シナリオ的にもかなりボリュームあったし、クリアで解放されるオマケシナリオも面白いしで、
ファンディスク出ないかなと今から期待。寧ろアニメ化カモン!(笑)
ノルン+ノネットと根っこ同じだから、人気出れば可能性皆無じゃない。
今の所市場評価も良さげだしね。

『○○先生脚本だから恋愛要素に期待してたのに、思ったより温い!』と
かなり辛い評価つけてる人が居たんだけど、
成人以下でも買える商業製品で、男女恋愛物とBL物で濃さを比べてはイカン…(苦笑)
こう言ったら何だけど、絶対BLの方が規制低いから!
男女モノで同じ事やったら、BLより遥かに成人指定食らう確率高いから!
個人的には事前と事後の雰囲気だけでニヤニヤ出来るから十分だったけどな。
若者よ、もうちょい想像力…というか、妄想力を鍛え給え。
事前と事後で二割なら、描かれていない八割部分は妄想で補うんだ。
信じればそれが公式だぞ、脳内の(笑)
シナリオの順位的には

尾崎隼人(梶裕貴さん)

鴻上洸(岡本信彦さん)

鵜飼昌吾(木村良平さん)

鷺澤累(櫻井孝宏さん)

星川翡翠(逢坂良太さん)

汀紫鶴(鈴村健一さん)

隠由鷹(緑川光さん)

かな。
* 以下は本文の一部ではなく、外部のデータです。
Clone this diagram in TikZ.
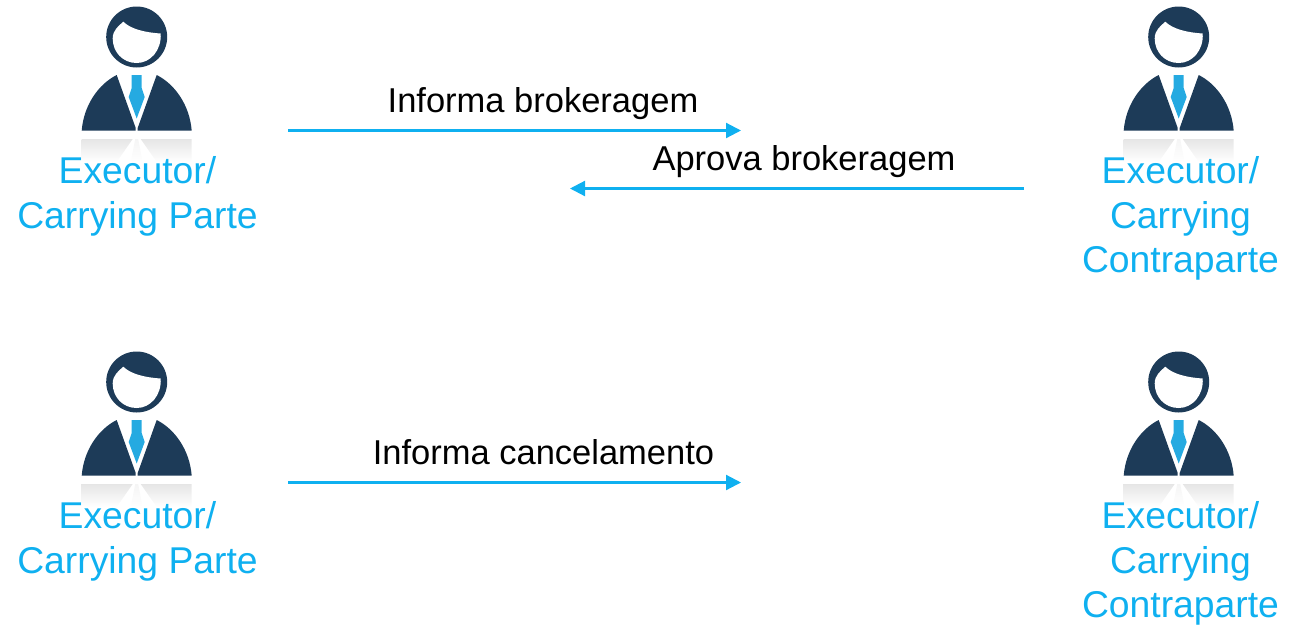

最後の中の人が緑川さんのシナリオは、
所謂大団円ED扱いで恋人EDではありません
…つーか、あれが大団円というのがイマイチ腑に落ちないんだけども(笑)
中の人はメイン張ってるのは全員有名声優だったんで、どのキャラも負けず劣らず。
後は誰がツボるかなんだろうけど、やっぱり梶さんが演じた隼人ルートがチート過ぎ。


最初から個別ルート選べる段階で解放されてるのは、
洸、翡翠、昌吾、紫鶴の四人のみ。
この四人の攻略後に累ルートが解放になり、
累攻略後にやっと隼人ルートが解放になる仕様だったんだけど、
この隼人ルートのハッピーEDで明かされた衝撃の真実に、目から鱗がザラザラと。

冒頭、主人公はもう少しで家の為に望まない結婚をする所だった。
女学校時代の友人や弟などから、やれ成金の息子だの下賎だのと散々詰られていた、
その元結婚相手が…隼人その人だった事が判明。

実は女学校時代の主人公に隼人が一方的に一目惚れをしていたものの、
色々な事情から想いを告げられないまま留学などして数年経過。
その辺りの経緯はちゃんと作中で語られてたんだけど、
(帰国後に再会&同僚になったのは本当に偶然)
親の事や金の事は抜きにして、自分を見て欲しかったという理由から、
尾崎という偽名を使って活動してたんで、最後まで判らなかったという。

実際に隼人が奮戦して主人公を助けに来た所も目にしてるし、
姉に対する溺愛ぶりも、その家族(=弟君)に向ける優しさもしっかり見ちゃったから、
弟君ももう下賎な平民とか言えまいてw


システム周りがかなり親切なので、普通にプレイしていればイベントコンプは簡単。
ただバッド扱いの弟EDがパラパラと違うルートでも発生したりするので、
まだ開いてないシナリオがあったとしたら、そのルートでバッド寄りで進めてみるのをお勧め。